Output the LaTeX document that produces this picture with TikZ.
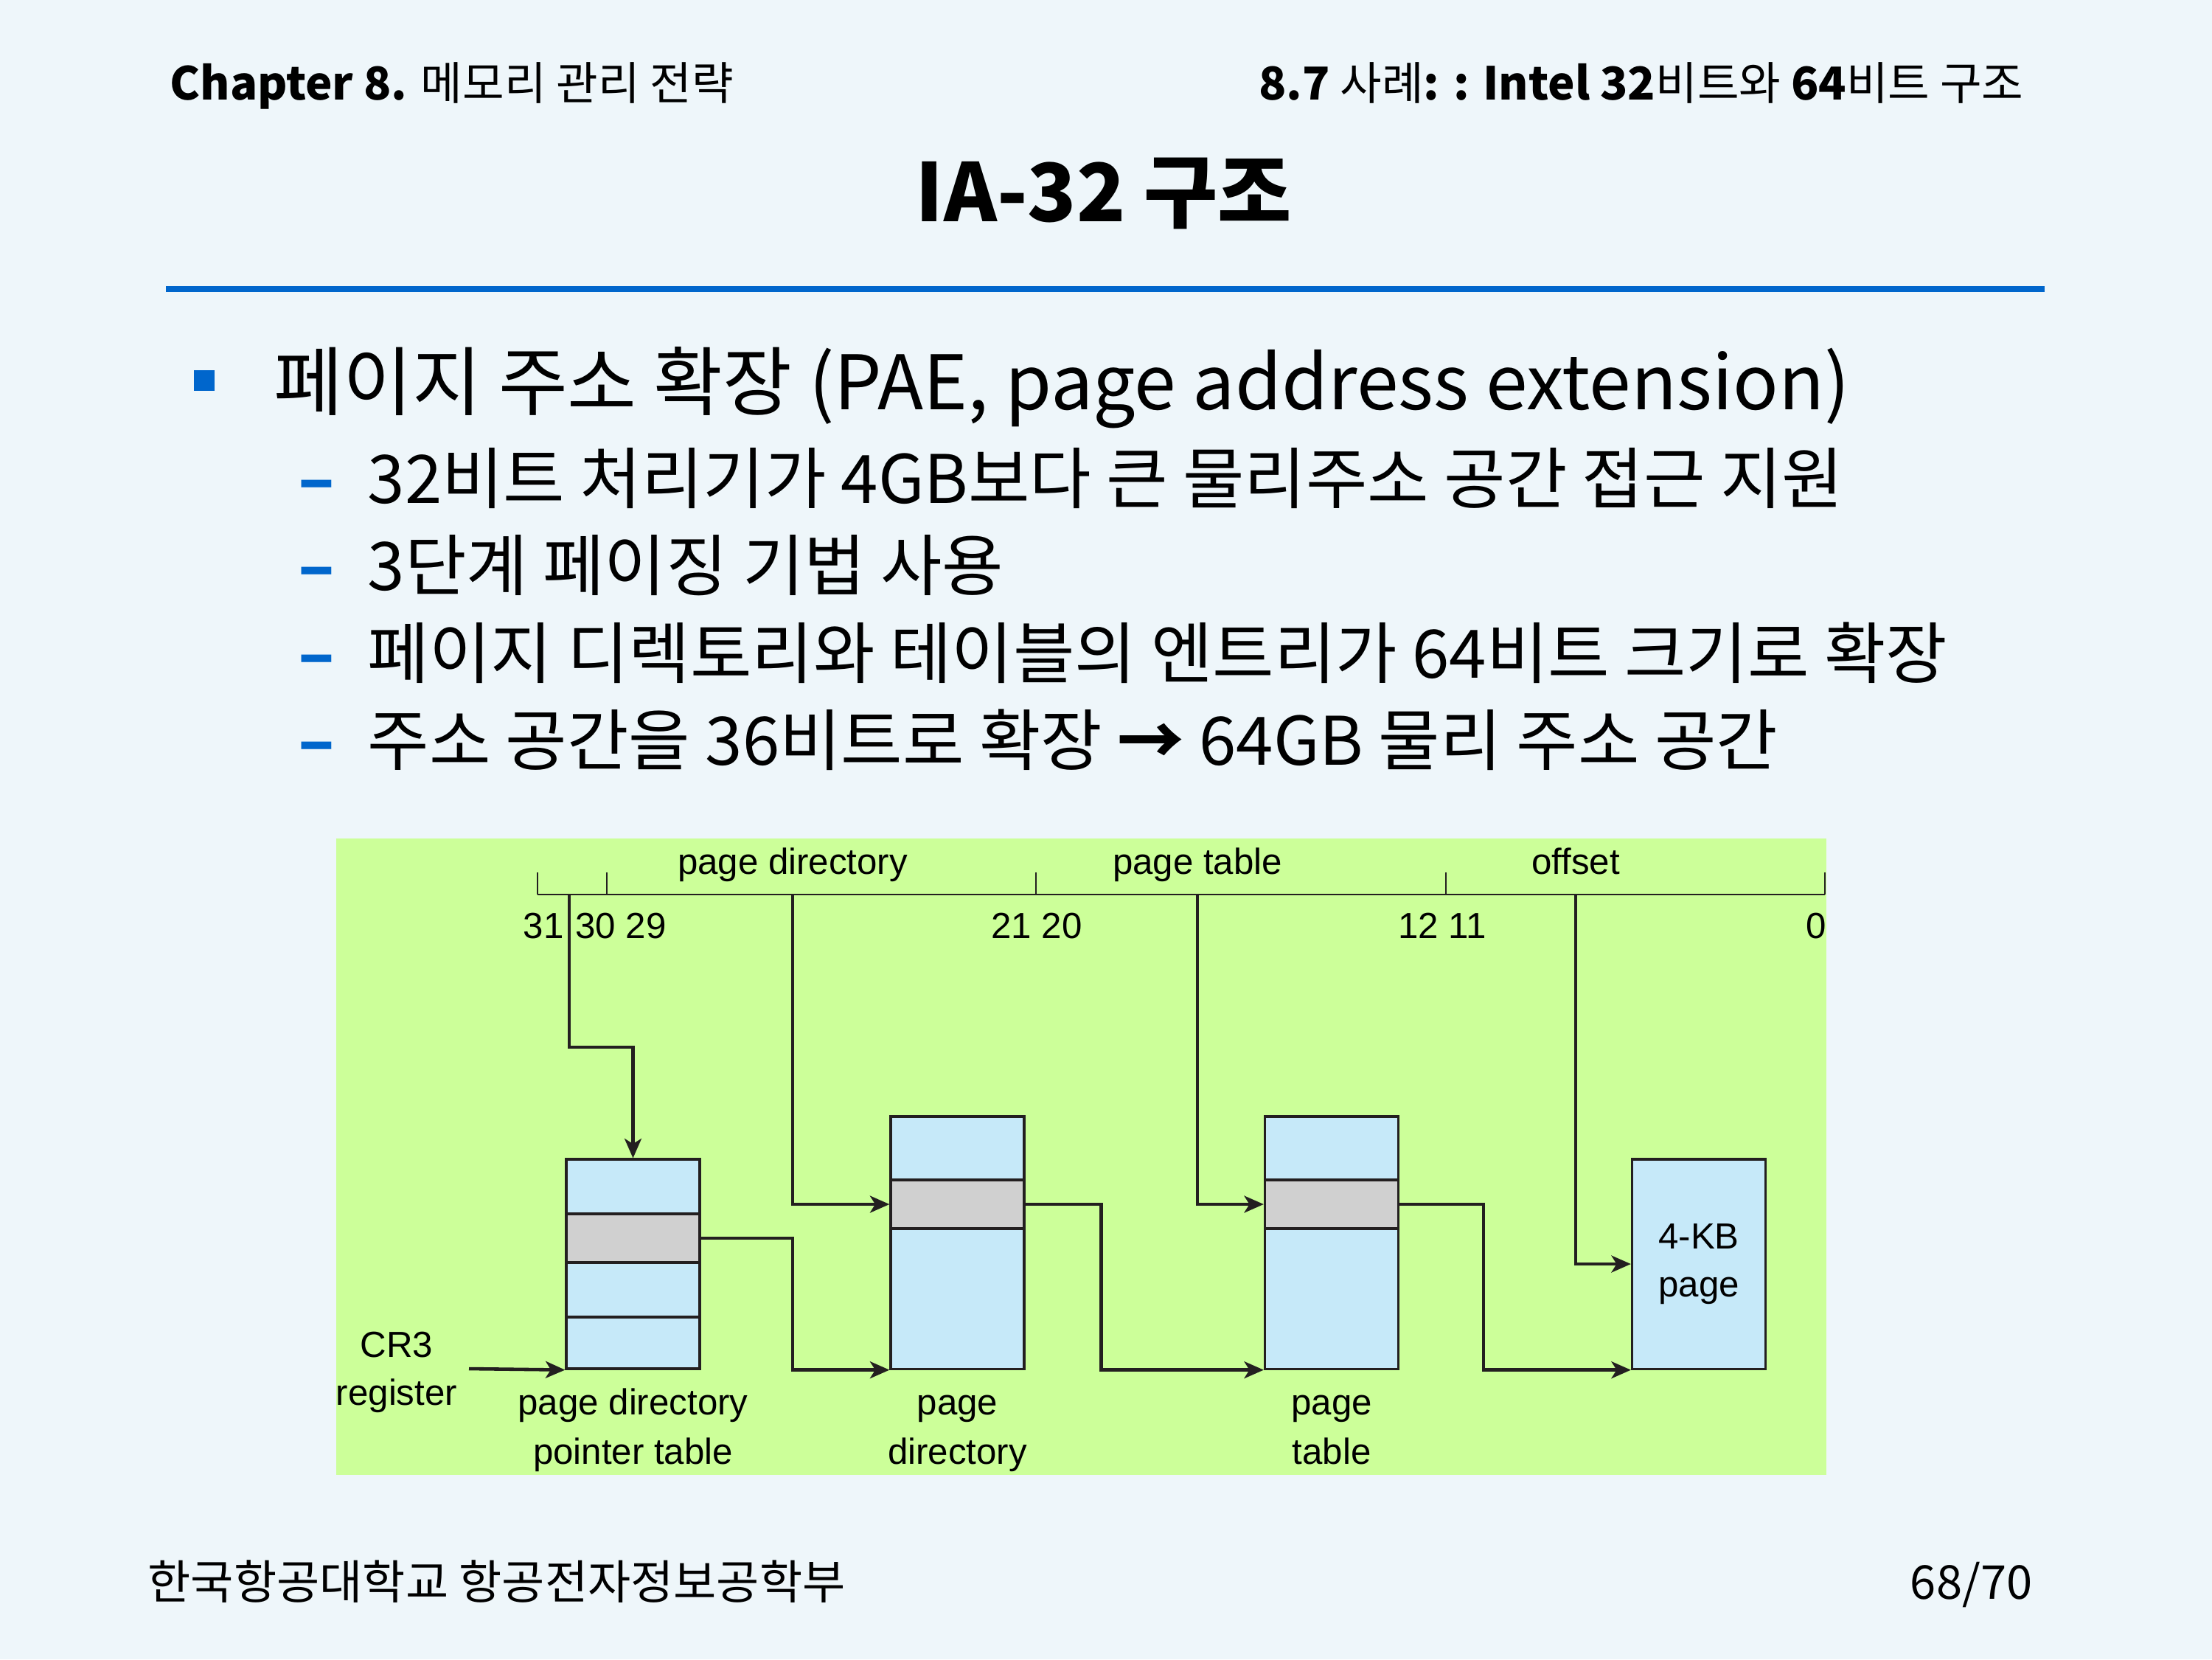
\documentclass[tikz,border=0pt]{standalone}
\usepackage{fontspec}
\setmainfont{Noto Sans CJK KR}
\newfontfamily\diagfont{Liberation Sans}
\usetikzlibrary{positioning}
\usetikzlibrary{arrows.meta}
\definecolor{slidebg}{HTML}{EEF6FA}
\definecolor{slideblue}{HTML}{0066CC}
\definecolor{panelgreen}{HTML}{CCFF99}
\definecolor{cellblue}{HTML}{C6E9F9}
\definecolor{cellgray}{HTML}{D0D0D0}
\definecolor{inkline}{HTML}{231F20}
\tikzset{
    hdrtxt/.style = {inner sep=0, font=\fontsize{17.5}{21}\selectfont, text=black},
    titletxt/.style = {inner sep=0, anchor=base, font=\bfseries\fontsize{31}{37}\selectfont, text=black},
    itemtxt/.style = {inner sep=0, anchor=base west, font=\fontsize{29}{34}\selectfont, text=black},
    subtxt/.style = {inner sep=0, anchor=base west, font=\fontsize{25.8}{30}\selectfont, text=black},
    subdash/.style = {inner sep=0, anchor=base west, font=\bfseries\fontsize{25.8}{30}\selectfont, text=slideblue},
    foottxt/.style = {inner sep=0, font=\fontsize{18}{21}\selectfont, text=black},
    lbltxt/.style = {inner sep=0, anchor=base, font=\diagfont\fontsize{14}{18.5}\selectfont, text=black},
    cellb/.style = {rectangle, draw=inkline, line width=0.9pt, fill=cellblue, inner sep=0, minimum width=1.81cm},
    cellg/.style = {rectangle, draw=inkline, line width=0.9pt, fill=cellgray, inner sep=0, minimum width=1.81cm},
    edgen/.style = {-, line width=1.3pt, draw=inkline},
    edgea/.style = {-{Stealth[length=7.5pt,width=6.5pt,inset=2pt]}, line width=1.3pt, draw=inkline},
    edgef/.style = {-, line width=0.8pt, draw=inkline},
    edget/.style = {-, line width=0.6pt, draw=inkline}
}

\begin{document}
\begin{tikzpicture}[x=0.01cm, y=-0.01cm]
\useasboundingbox (0,0) rectangle (3000,2250);
\fill[slidebg] (0,0) rectangle (3000,2250);
%
\node[hdrtxt, anchor=base west] at (230,135) (hdrl) {\textbf{Chapter 8.} 메모리 관리 전략};
\node[hdrtxt, anchor=base east] at (2745,135) (hdrr) {\textbf{8.7} 사례\textbf{: :} \textbf{Intel 32}비트와 \textbf{64}비트 구조};
\node[titletxt] at (1497,300) (title) {IA-32 구조};
\draw[slideblue, line width=2.3pt] (225,392) -- (2773,392);
%
\node[fill=slideblue, minimum size=0.28cm, inner sep=0] at (277,516) (bul) {};
\node[itemtxt] at (371,555) (item) {페이지 주소 확장 (PAE, page address extension)};
\node[subdash] at (404,682) (dsha) {–};
\node[subtxt] at (498,682) (suba) {32비트 처리기가 4GB보다 큰 물리주소 공간 접근 지원};
\node[subdash] at (404,800) (dshb) {–};
\node[subtxt] at (498,800) (subb) {3단계 페이징 기법 사용};
\node[subdash] at (404,919) (dshc) {–};
\node[subtxt] at (498,919) (subc) {페이지 디렉토리와 테이블의 엔트리가 64비트 크기로 확장};
\node[subdash] at (404,1037) (dshd) {–};
\node[subtxt] at (498,1037) (subd) {주소 공간을 36비트로 확장 \textbf{→} 64GB 물리 주소 공간};
%
\fill[panelgreen] (456,1137) rectangle (2477,2000);
\coordinate (b31) at (729,1213);
\coordinate (b0) at (2475,1213);
\draw[edgef] (b31) -- (b0);
\foreach \bx in {729,823,1405,1961,2475} \draw[edget] (\bx,1213) -- (\bx,1183);
\coordinate (selidx) at (772,1213);
\coordinate (diridx) at (1075,1213);
\coordinate (tblidx) at (1624,1213);
\coordinate (offidx) at (2137,1213);
\node[lbltxt] at (1075,1185) (fdir) {page directory};
\node[lbltxt] at (1624,1185) (ftbl) {page table};
\node[lbltxt] at (2137,1185) (foff) {offset};
\node[lbltxt] at (737,1272) (n31) {31};
\node[lbltxt] at (842,1272) (n30) {30 29};
\node[lbltxt] at (1406,1272) (n21) {21 20};
\node[lbltxt] at (1956,1272) (n12) {12 11};
\node[lbltxt, anchor=base east] at (2478,1272) (n0) {0};
%
\node[cellb, minimum height=0.74cm] at (858.5,1609) (pdpt1) {};
\node[cellg, minimum height=0.66cm] at (858.5,1679) (pdpt2) {};
\node[cellb, minimum height=0.74cm] at (858.5,1749) (pdpt3) {};
\node[cellb, minimum height=0.70cm] at (858.5,1821) (pdpt4) {};
\node[cellb, minimum height=0.86cm] at (1298.5,1557) (pd1) {};
\node[cellg, minimum height=0.66cm] at (1298.5,1633) (pd2) {};
\node[cellb, minimum height=1.90cm] at (1298.5,1761) (pd3) {};
\node[cellb, minimum height=0.86cm] at (1806,1557) (pt1) {};
\node[cellg, minimum height=0.66cm] at (1806,1633) (pt2) {};
\node[cellb, minimum height=1.90cm] at (1806,1761) (pt3) {};
\node[cellb, minimum height=2.84cm, align=center, font=\diagfont\fontsize{14}{18.5}\selectfont] at (2304,1714) (page) {4-KB\\page};
%
\node[lbltxt] at (538,1840) (cra) {CR3};
\node[lbltxt] at (538,1905) (crb) {register};
\node[lbltxt] at (858.5,1918) (pdpta) {page directory};
\node[lbltxt] at (858.5,1985) (pdptb) {pointer table};
\node[lbltxt] at (1298.5,1918) (pda) {page};
\node[lbltxt] at (1298.5,1985) (pdb) {directory};
\node[lbltxt] at (1806,1918) (pta) {page};
\node[lbltxt] at (1806,1985) (ptb) {table};
\coordinate (cr3) at (636,1856);
%
\draw[edgea] (cr3) -- (pdpt4.south west);
\draw[edgea] (selidx) -- ++(0,207) -| (pdpt1.north);
\draw[edgea] (diridx) |- (pd2.west);
\draw[edgea] (tblidx) |- (pt2.west);
\draw[edgea] (offidx) |- (page.west);
\draw[edgea] (pdpt2.east) -- (pdpt2.east -| diridx) |- (pd3.south west);
\draw[edgea] (pd2.east) -- ++(103,0) |- (pt3.south west);
\draw[edgea] (pt2.east) -- ++(114,0) |- (page.south west);
%
\node[foottxt, anchor=base west] at (200,2168) (footl) {한국항공대학교 항공전자정보공학부};
\node[foottxt, anchor=base east] at (2757,2168) (footr) {68/70};
\end{tikzpicture}
\end{document}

*Stated goal*: Repeat the lines above exactly, and keep every picture out.

*Task answer*:
Output the LaTeX document that produces this picture with TikZ.
\documentclass[tikz,border=0pt]{standalone}
\usepackage{fontspec}
\setmainfont{Noto Sans CJK KR}
\newfontfamily\diagfont{Liberation Sans}
\usetikzlibrary{positioning}
\usetikzlibrary{arrows.meta}
\definecolor{slidebg}{HTML}{EEF6FA}
\definecolor{slideblue}{HTML}{0066CC}
\definecolor{panelgreen}{HTML}{CCFF99}
\definecolor{cellblue}{HTML}{C6E9F9}
\definecolor{cellgray}{HTML}{D0D0D0}
\definecolor{inkline}{HTML}{231F20}
\tikzset{
    hdrtxt/.style = {inner sep=0, font=\fontsize{17.5}{21}\selectfont, text=black},
    titletxt/.style = {inner sep=0, anchor=base, font=\bfseries\fontsize{31}{37}\selectfont, text=black},
    itemtxt/.style = {inner sep=0, anchor=base west, font=\fontsize{29}{34}\selectfont, text=black},
    subtxt/.style = {inner sep=0, anchor=base west, font=\fontsize{25.8}{30}\selectfont, text=black},
    subdash/.style = {inner sep=0, anchor=base west, font=\bfseries\fontsize{25.8}{30}\selectfont, text=slideblue},
    foottxt/.style = {inner sep=0, font=\fontsize{18}{21}\selectfont, text=black},
    lbltxt/.style = {inner sep=0, anchor=base, font=\diagfont\fontsize{14}{18.5}\selectfont, text=black},
    cellb/.style = {rectangle, draw=inkline, line width=0.9pt, fill=cellblue, inner sep=0, minimum width=1.81cm},
    cellg/.style = {rectangle, draw=inkline, line width=0.9pt, fill=cellgray, inner sep=0, minimum width=1.81cm},
    edgen/.style = {-, line width=1.3pt, draw=inkline},
    edgea/.style = {-{Stealth[length=7.5pt,width=6.5pt,inset=2pt]}, line width=1.3pt, draw=inkline},
    edgef/.style = {-, line width=0.8pt, draw=inkline},
    edget/.style = {-, line width=0.6pt, draw=inkline}
}

\begin{document}
\begin{tikzpicture}[x=0.01cm, y=-0.01cm]
\useasboundingbox (0,0) rectangle (3000,2250);
\fill[slidebg] (0,0) rectangle (3000,2250);
%
\node[hdrtxt, anchor=base west] at (230,135) (hdrl) {\textbf{Chapter 8.} 메모리 관리 전략};
\node[hdrtxt, anchor=base east] at (2745,135) (hdrr) {\textbf{8.7} 사례\textbf{: :} \textbf{Intel 32}비트와 \textbf{64}비트 구조};
\node[titletxt] at (1497,300) (title) {IA-32 구조};
\draw[slideblue, line width=2.3pt] (225,392) -- (2773,392);
%
\node[fill=slideblue, minimum size=0.28cm, inner sep=0] at (277,516) (bul) {};
\node[itemtxt] at (371,555) (item) {페이지 주소 확장 (PAE, page address extension)};
\node[subdash] at (404,682) (dsha) {–};
\node[subtxt] at (498,682) (suba) {32비트 처리기가 4GB보다 큰 물리주소 공간 접근 지원};
\node[subdash] at (404,800) (dshb) {–};
\node[subtxt] at (498,800) (subb) {3단계 페이징 기법 사용};
\node[subdash] at (404,919) (dshc) {–};
\node[subtxt] at (498,919) (subc) {페이지 디렉토리와 테이블의 엔트리가 64비트 크기로 확장};
\node[subdash] at (404,1037) (dshd) {–};
\node[subtxt] at (498,1037) (subd) {주소 공간을 36비트로 확장 \textbf{→} 64GB 물리 주소 공간};
%
\fill[panelgreen] (456,1137) rectangle (2477,2000);
\coordinate (b31) at (729,1213);
\coordinate (b0) at (2475,1213);
\draw[edgef] (b31) -- (b0);
\foreach \bx in {729,823,1405,1961,2475} \draw[edget] (\bx,1213) -- (\bx,1183);
\coordinate (selidx) at (772,1213);
\coordinate (diridx) at (1075,1213);
\coordinate (tblidx) at (1624,1213);
\coordinate (offidx) at (2137,1213);
\node[lbltxt] at (1075,1185) (fdir) {page directory};
\node[lbltxt] at (1624,1185) (ftbl) {page table};
\node[lbltxt] at (2137,1185) (foff) {offset};
\node[lbltxt] at (737,1272) (n31) {31};
\node[lbltxt] at (842,1272) (n30) {30 29};
\node[lbltxt] at (1406,1272) (n21) {21 20};
\node[lbltxt] at (1956,1272) (n12) {12 11};
\node[lbltxt, anchor=base east] at (2478,1272) (n0) {0};
%
\node[cellb, minimum height=0.74cm] at (858.5,1609) (pdpt1) {};
\node[cellg, minimum height=0.66cm] at (858.5,1679) (pdpt2) {};
\node[cellb, minimum height=0.74cm] at (858.5,1749) (pdpt3) {};
\node[cellb, minimum height=0.70cm] at (858.5,1821) (pdpt4) {};
\node[cellb, minimum height=0.86cm] at (1298.5,1557) (pd1) {};
\node[cellg, minimum height=0.66cm] at (1298.5,1633) (pd2) {};
\node[cellb, minimum height=1.90cm] at (1298.5,1761) (pd3) {};
\node[cellb, minimum height=0.86cm] at (1806,1557) (pt1) {};
\node[cellg, minimum height=0.66cm] at (1806,1633) (pt2) {};
\node[cellb, minimum height=1.90cm] at (1806,1761) (pt3) {};
\node[cellb, minimum height=2.84cm, align=center, font=\diagfont\fontsize{14}{18.5}\selectfont] at (2304,1714) (page) {4-KB\\page};
%
\node[lbltxt] at (538,1840) (cra) {CR3};
\node[lbltxt] at (538,1905) (crb) {register};
\node[lbltxt] at (858.5,1918) (pdpta) {page directory};
\node[lbltxt] at (858.5,1985) (pdptb) {pointer table};
\node[lbltxt] at (1298.5,1918) (pda) {page};
\node[lbltxt] at (1298.5,1985) (pdb) {directory};
\node[lbltxt] at (1806,1918) (pta) {page};
\node[lbltxt] at (1806,1985) (ptb) {table};
\coordinate (cr3) at (636,1856);
%
\draw[edgea] (cr3) -- (pdpt4.south west);
\draw[edgea] (selidx) -- ++(0,207) -| (pdpt1.north);
\draw[edgea] (diridx) |- (pd2.west);
\draw[edgea] (tblidx) |- (pt2.west);
\draw[edgea] (offidx) |- (page.west);
\draw[edgea] (pdpt2.east) -- (pdpt2.east -| diridx) |- (pd3.south west);
\draw[edgea] (pd2.east) -- ++(103,0) |- (pt3.south west);
\draw[edgea] (pt2.east) -- ++(114,0) |- (page.south west);
%
\node[foottxt, anchor=base west] at (200,2168) (footl) {한국항공대학교 항공전자정보공학부};
\node[foottxt, anchor=base east] at (2757,2168) (footr) {68/70};
\end{tikzpicture}
\end{document}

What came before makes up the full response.